WHAT IS EXPECTED — Skip pictures; extract every line from the one with "Write the Chart.js code for this chart." through the one with "const TEXT = '#1a1a1a';", exactly as written.

•••••

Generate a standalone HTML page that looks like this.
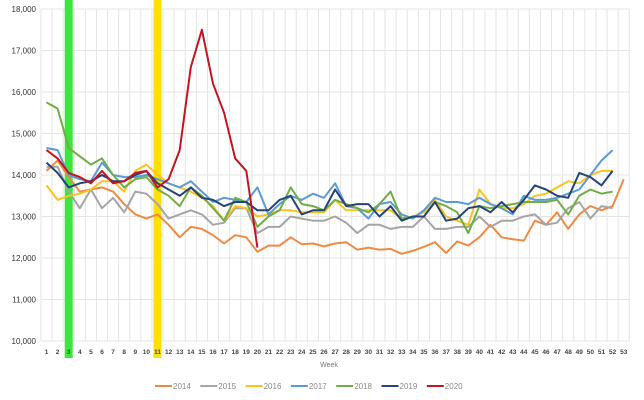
<!DOCTYPE html>
<html><head><meta charset="utf-8"><style>
body{margin:0;background:#fff;}
svg{display:block;font-family:"Liberation Sans",sans-serif;}
</style></head><body>
<svg id="chart" width="644" height="400"></svg>
<script>
const weeks = Array.from({length:53},(_,i)=>String(i+1));
const yTicks = [10000,11000,12000,13000,14000,15000,16000,17000,18000];
const seriesNames = ["2014","2015","2016","2017","2018","2019","2020"];
const seriesColors = ["#ed8b45","#a5a5a5","#fbc31c","#5b9bd5","#70ad47","#264478","#c0161f"];
const s2014 = [14100,14350,13950,13600,13650,13700,13600,13300,13050,12950,13050,12800,12500,12750,12700,12550,12350,12550,12500,12150,12300,12300,12500,12330,12350,12280,12350,12380,12200,12250,12200,12220,12100,12170,12270,12380,12120,12400,12300,12500,12800,12500,12450,12420,12900,12800,13100,12700,13050,13250,13150,13250,13900];
const s2015 = [14200,14200,13600,13200,13650,13200,13450,13100,13600,13550,13300,12950,13050,13150,13050,12800,12850,13200,13200,12600,12750,12750,13000,12950,12900,12900,13000,12850,12600,12800,12800,12700,12750,12750,13000,12700,12700,12750,12750,13000,12750,12900,12900,13000,13050,12800,12850,13200,13350,12950,13250,13200];
const s2016 = [13750,13400,13500,13550,13650,13850,13850,13600,14100,14250,14000,13800,13700,13600,13450,13250,12900,13250,13200,13000,13050,13150,13150,13100,13100,13100,13400,13150,13150,13150,13150,13150,12950,13000,13100,13400,13000,12900,12800,13650,13300,13200,13200,13300,13500,13550,13700,13850,13800,14000,14100,14100];
const s2017 = [14650,14600,14000,13900,13850,14300,14000,13950,13950,14000,13900,13800,13700,13850,13600,13350,13450,13400,13350,13700,13050,13300,13500,13400,13550,13450,13800,13250,13200,12950,13300,13350,13050,12950,13150,13450,13350,13350,13300,13450,13300,13200,13050,13500,13400,13400,13450,13550,13650,14000,14350,14600];
const s2018 = [15750,15600,14650,14450,14250,14400,14000,13700,13900,13950,13650,13500,13250,13700,13500,13200,12900,13450,13350,12750,13000,13150,13700,13300,13250,13150,13400,13300,13200,13100,13300,13600,12950,13000,13000,13350,13250,13100,12600,13250,13200,13250,13300,13350,13350,13350,13400,13050,13500,13650,13550,13600];
const s2019 = [14300,14050,13700,13800,13850,14000,13850,13850,14000,14100,13800,13650,13500,13700,13450,13400,13250,13350,13350,13150,13150,13400,13500,13050,13150,13150,13650,13250,13300,13300,13000,13250,12900,13000,13000,13350,12900,12950,13200,13250,13100,13350,13100,13400,13750,13650,13500,13450,14050,13950,13750,14100];
const s2020 = [14600,14400,14050,13950,13800,14100,13800,13850,14050,14100,13700,13900,14600,16600,17500,16200,15500,14400,14100,12250];
const allSeries = [s2014,s2015,s2016,s2017,s2018,s2019,s2020];
const markWeeks = [3,11];
const markColors = ["#3de63d","#ffe000"];

const NS="http://www.w3.org/2000/svg";
const svg=document.getElementById('chart');
const X0=46.5, STEP=11.1, YTOP=9, YBOT=341, VMIN=10000, VMAX=18000;
const x=w=>X0+(w-1)*STEP;
const y=v=>YBOT-(v-VMIN)/(VMAX-VMIN)*(YBOT-YTOP);
function mk(t,a){const e=document.createElementNS(NS,t);for(const k in a)e.setAttribute(k,a[k]);svg.appendChild(e);return e;}

for(let i=0;i<=weeks.length;i++){
  const g=mk('line',{x1:x(i+0.5),x2:x(i+0.5),y1:YTOP,y2:YBOT,stroke:'#e4e4e4','stroke-width':1});
  
  
}
yTicks.forEach(v=>{
  const g=mk('line',{x1:x(0.5),x2:x(53.5),y1:y(v),y2:y(v),stroke:'#e4e4e4','stroke-width':1});
  
  
  const t=mk('text',{x:36,y:y(v)+3,'text-anchor':'end','font-size':8,fill:'#333'});
  t.textContent=v.toLocaleString('en-US');
  
  
});
markWeeks.forEach((w,i)=>{
  const r=mk('rect',{x:x(w)-4,y:0,width:8,height:358,fill:markColors[i]});
  
  
});
weeks.forEach((w,i)=>{
  const t=mk('text',{x:x(i+1),y:354,'text-anchor':'middle','font-size':6.5,fill:'#444','font-weight':'bold'});
  t.textContent=w;
  
  
});
const xt=mk('text',{x:329,y:367,'text-anchor':'middle','font-size':7,fill:'#777'});
xt.textContent='Week';



allSeries.forEach((s,si)=>{
  const pts=s.map((v,i)=>x(i+1).toFixed(1)+','+y(v).toFixed(1)).join(' ');
  const p=mk('polyline',{points:pts,fill:'none',stroke:seriesColors[si],'stroke-width':2,'stroke-linejoin':'round'});
  
  
});

seriesNames.forEach((n,i)=>{
  const lx=155+i*45.3;
  const l=mk('line',{x1:lx,x2:lx+17,y1:386,y2:386,stroke:seriesColors[i],'stroke-width':2});
  
  
  const t=mk('text',{x:lx+18,y:389,'font-size':8,fill:'#888'});
  t.textContent=n;
  
  
});
</script>
</body></html>
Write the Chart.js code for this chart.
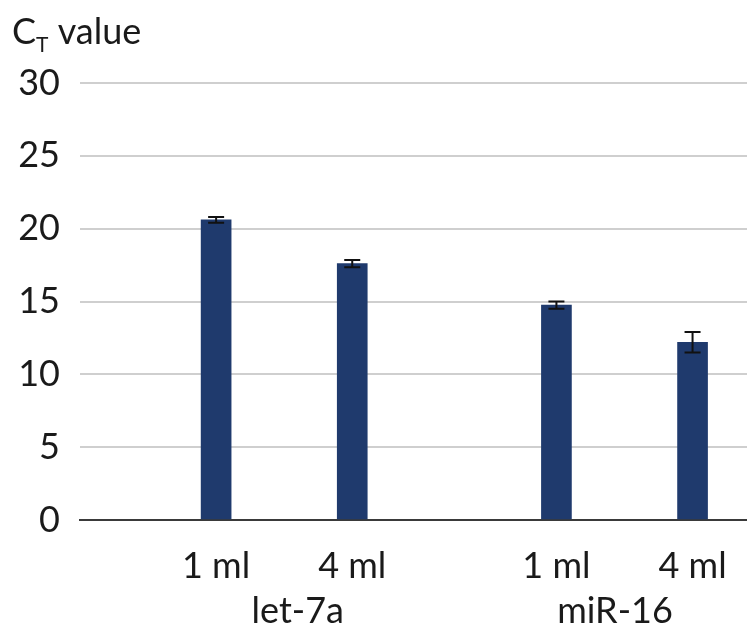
<!DOCTYPE html>
<html>
<head>
<meta charset="utf-8">
<title>CT value</title>
<script src="https://cdn.jsdelivr.net/npm/chart.js@4.4.1/dist/chart.umd.min.js"></script>
<style>
  html, body { margin: 0; padding: 0; background: #ffffff; }
  #wrap { width: 747px; height: 638px; }
</style>
</head>
<body>
<div id="wrap"><canvas id="chart" width="747" height="638"></canvas></div>
<script>
// Sample volumes per target, plotted on a numeric x axis so the two targets sit apart
const doseLabels = ['1 ml', '4 ml', '1 ml', '4 ml'];
const doseX = [1, 2, 3.5, 4.5];
// Mean CT values and their error (±)
const ctValues = [20.6, 17.6, 14.75, 12.2];
const ctErrors = [0.2, 0.25, 0.25, 0.7];
// Target names shown on the second label row
const groupLabels = ['let-7a', 'miR-16'];
const groupX = [1.6, 3.93];
// Value axis ticks
const yTicks = [0, 5, 10, 15, 20, 25, 30];

const FONT = 'Lato, "Noto Sans", sans-serif';
const TEXT = '#1a1a1a';

const errorBars = {
  id: 'errorBars',
  afterDatasetsDraw(chart) {
    const ctx = chart.ctx;
    const y = chart.scales.y;
    const meta = chart.getDatasetMeta(0);
    ctx.save();
    ctx.strokeStyle = '#111111';
    ctx.lineWidth = 2;
    meta.data.forEach((bar, i) => {
      const top = y.getPixelForValue(ctValues[i] + ctErrors[i]);
      const bot = y.getPixelForValue(ctValues[i] - ctErrors[i]);
      const half = 8;
      ctx.beginPath();
      ctx.moveTo(bar.x, top); ctx.lineTo(bar.x, bot);
      ctx.moveTo(bar.x - half, top); ctx.lineTo(bar.x + half, top);
      ctx.moveTo(bar.x - half, bot); ctx.lineTo(bar.x + half, bot);
      ctx.stroke();
    });
    ctx.restore();
  }
};

const axisTitle = {
  id: 'axisTitle',
  afterDraw(chart) {
    const ctx = chart.ctx;
    ctx.save();
    ctx.fillStyle = TEXT;
    ctx.textBaseline = 'alphabetic';
    ctx.textAlign = 'left';
    let x = 12;
    const base = 44;
    ctx.font = '36px ' + FONT;
    ctx.fillText('C', x, base);
    x += ctx.measureText('C').width;
    ctx.font = '21px ' + FONT;
    ctx.fillText('T', x, base + 8);
    x += ctx.measureText('T').width;
    ctx.font = '36px ' + FONT;
    ctx.fillText(' value', x, base);
    ctx.restore();
  }
};

new Chart(document.getElementById('chart'), {
  type: 'bar',
  data: {
    datasets: [{
      data: doseX.map((x, i) => ({ x: x, y: ctValues[i] })),
      backgroundColor: '#1f3a6d',
      borderWidth: 0,
      barThickness: 30
    }]
  },
  options: {
    responsive: false,
    animation: false,
    layout: { padding: { top: 83, right: 0, left: 0, bottom: 0 } },
    plugins: {
      legend: { display: false },
      tooltip: { enabled: false }
    },
    scales: {
      x: {
        type: 'linear',
        offset: false,
        min: 0,
        max: 4.9,
        afterBuildTicks(scale) {
          scale.ticks = doseX.map(v => ({ value: v })).concat(groupX.map(v => ({ value: v })));
        },
        afterFit(scale) {
          scale.height = 118;
          scale.paddingLeft = 0;
          scale.paddingRight = 0;
        },
        grid: { display: false, drawTicks: false, offset: false },
        border: { display: true, color: '#3a3a3a', width: 2 },
        ticks: {
          autoSkip: false,
          maxRotation: 0,
          padding: 24,
          color: TEXT,
          font: { family: FONT, size: 36, lineHeight: 1.25 },
          callback(value, index) {
            if (index < doseLabels.length) return doseLabels[index];
            return ['', groupLabels[index - doseLabels.length]];
          }
        }
      },
      y: {
        min: 0,
        max: 30,
        afterBuildTicks(scale) {
          scale.ticks = yTicks.map(v => ({ value: v }));
        },
        afterFit(scale) { scale.width = 80; },
        grid: {
          drawTicks: false,
          lineWidth: 2,
          color: ctx => ctx.tick && ctx.tick.value === 0 ? 'rgba(0,0,0,0)' : '#cfcfcf'
        },
        border: { display: false },
        ticks: {
          padding: 20,
          color: TEXT,
          font: { family: FONT, size: 36 }
        }
      }
    }
  },
  plugins: [errorBars, axisTitle]
});
</script>
</body>
</html>
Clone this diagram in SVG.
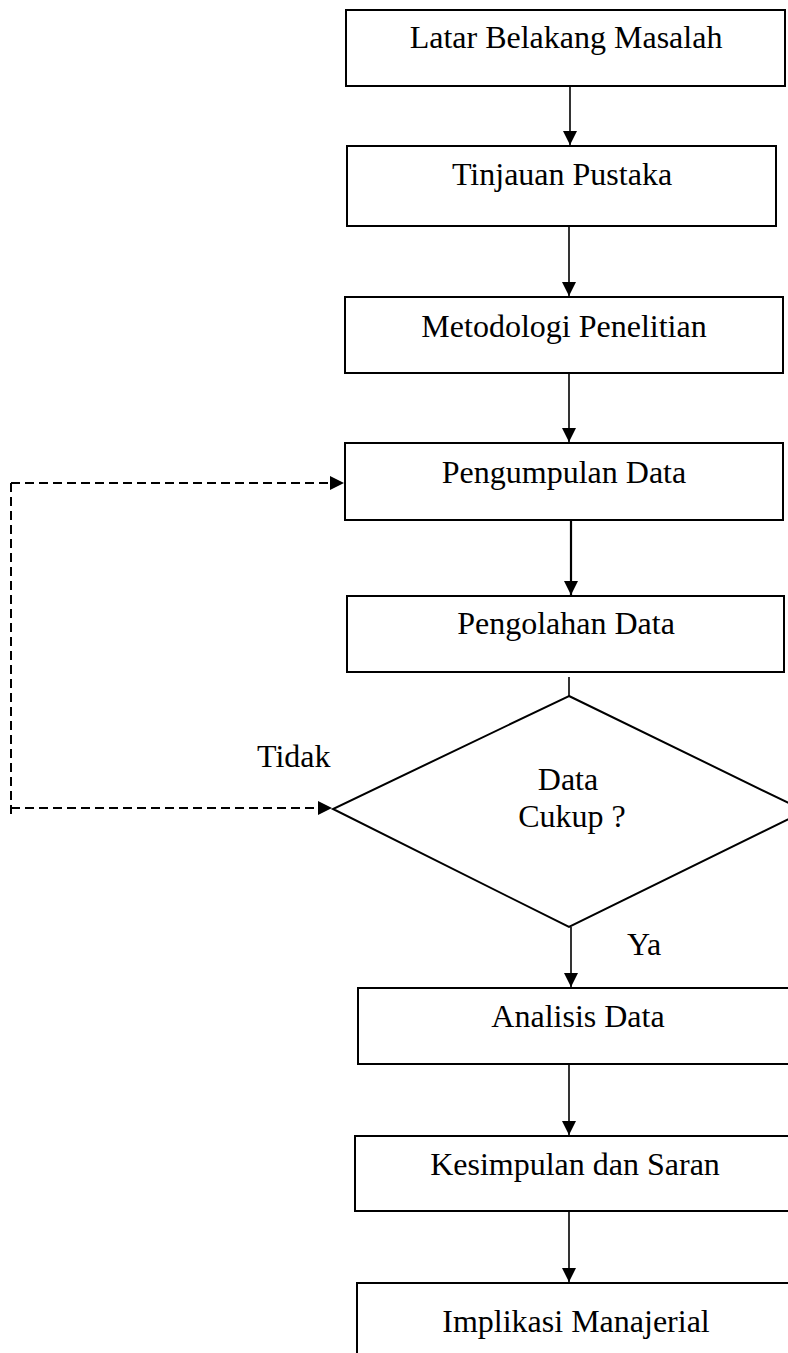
<svg xmlns="http://www.w3.org/2000/svg" width="788" height="1353" viewBox="0 0 788 1353">
  <style>
    .box { fill: #fff; stroke: #000; stroke-width: 2; }
    .lbl { font-family: "Liberation Serif", "Times New Roman", serif; font-size: 32px; fill: #000; }
    .mid { text-anchor: middle; }
    .link { fill: none; stroke: #000; stroke-width: 1.6; }
    .dash { fill: none; stroke: #000; stroke-width: 2; stroke-dasharray: 9 5; }
  </style>
  <defs>
    <marker id="arrow" viewBox="0 0 14 14" refX="14" refY="7" markerWidth="14" markerHeight="14" markerUnits="userSpaceOnUse" orient="auto">
      <path d="M0,0 L14,7 L0,14 z" fill="#000"/>
    </marker>
  </defs>
  <rect width="788" height="1353" fill="#fff"/>

  <g id="connectors">
    <line class="link" x1="570" y1="87" x2="570" y2="145" marker-end="url(#arrow)"/>
    <line class="link" x1="569" y1="227" x2="569" y2="296" marker-end="url(#arrow)"/>
    <line class="link" x1="569" y1="374" x2="569" y2="442" marker-end="url(#arrow)"/>
    <line class="link" style="stroke-width:2.2" x1="571" y1="521" x2="571" y2="595" marker-end="url(#arrow)"/>
    <line class="link" x1="569" y1="677" x2="569" y2="696"/>
    <line class="link" x1="571" y1="927" x2="571" y2="987" marker-end="url(#arrow)"/>
    <line class="link" x1="569" y1="1065" x2="569" y2="1135" marker-end="url(#arrow)"/>
    <line class="link" x1="569" y1="1212" x2="569" y2="1282" marker-end="url(#arrow)"/>
    <!-- "Tidak" loop back to data collection -->
    <line class="dash" x1="11" y1="483" x2="344" y2="483" marker-end="url(#arrow)"/>
    <line class="dash" x1="11" y1="483" x2="11" y2="814"/>
    <line class="dash" x1="11" y1="808" x2="332" y2="808" marker-end="url(#arrow)"/>
  </g>

  <g id="latar-belakang">
    <rect class="box" x="346" y="10" width="439" height="76"/>
    <text class="lbl mid" x="566" y="48">Latar Belakang Masalah</text>
  </g>
  <g id="tinjauan-pustaka">
    <rect class="box" x="347" y="146" width="429" height="80"/>
    <text class="lbl mid" x="562" y="185">Tinjauan Pustaka</text>
  </g>
  <g id="metodologi">
    <rect class="box" x="345" y="297" width="438" height="76"/>
    <text class="lbl mid" x="564" y="337">Metodologi Penelitian</text>
  </g>
  <g id="pengumpulan-data">
    <rect class="box" x="345" y="443" width="438" height="77"/>
    <text class="lbl mid" x="564" y="483">Pengumpulan Data</text>
  </g>
  <g id="pengolahan-data">
    <rect class="box" x="347" y="596" width="437" height="76"/>
    <text class="lbl mid" x="566" y="634">Pengolahan Data</text>
  </g>
  <g id="data-cukup">
    <polygon class="box" points="569,696 805,811 569,927 333,809"/>
    <text class="lbl mid" x="568" y="790">Data</text>
    <text class="lbl mid" x="572" y="827">Cukup ?</text>
  </g>
  <g id="label-tidak">
    <text class="lbl" x="257" y="767">Tidak</text>
  </g>
  <g id="label-ya">
    <text class="lbl" x="627" y="955">Ya</text>
  </g>
  <g id="analisis-data">
    <rect class="box" x="358" y="988" width="440" height="76"/>
    <text class="lbl mid" x="578" y="1027">Analisis Data</text>
  </g>
  <g id="kesimpulan">
    <rect class="box" x="355" y="1136" width="440" height="75"/>
    <text class="lbl mid" x="575" y="1175">Kesimpulan dan Saran</text>
  </g>
  <g id="implikasi">
    <rect class="box" x="357" y="1283" width="440" height="90"/>
    <text class="lbl mid" x="576" y="1332">Implikasi Manajerial</text>
  </g>
</svg>
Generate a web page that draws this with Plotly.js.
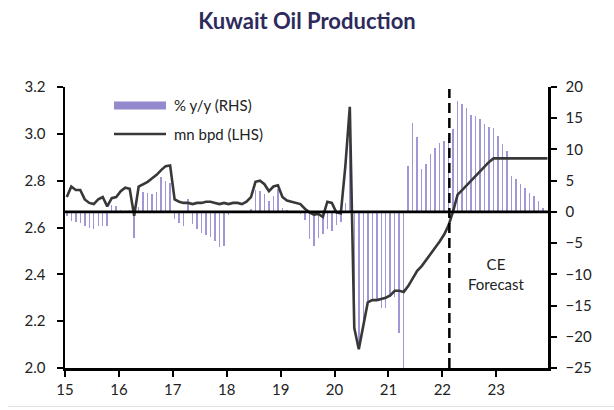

•••••

TASK RESULT —
Write the Chart.js code for this chart.
<!DOCTYPE html>
<html>
<head>
<meta charset="utf-8">
<title>CT value</title>
<script src="https://cdn.jsdelivr.net/npm/chart.js@4.4.1/dist/chart.umd.min.js"></script>
<style>
  html, body { margin: 0; padding: 0; background: #ffffff; }
  #wrap { width: 747px; height: 638px; }
</style>
</head>
<body>
<div id="wrap"><canvas id="chart" width="747" height="638"></canvas></div>
<script>
// Sample volumes per target, plotted on a numeric x axis so the two targets sit apart
const doseLabels = ['1 ml', '4 ml', '1 ml', '4 ml'];
const doseX = [1, 2, 3.5, 4.5];
// Mean CT values and their error (±)
const ctValues = [20.6, 17.6, 14.75, 12.2];
const ctErrors = [0.2, 0.25, 0.25, 0.7];
// Target names shown on the second label row
const groupLabels = ['let-7a', 'miR-16'];
const groupX = [1.6, 3.93];
// Value axis ticks
const yTicks = [0, 5, 10, 15, 20, 25, 30];

const FONT = 'Lato, "Noto Sans", sans-serif';
const TEXT = '#1a1a1a';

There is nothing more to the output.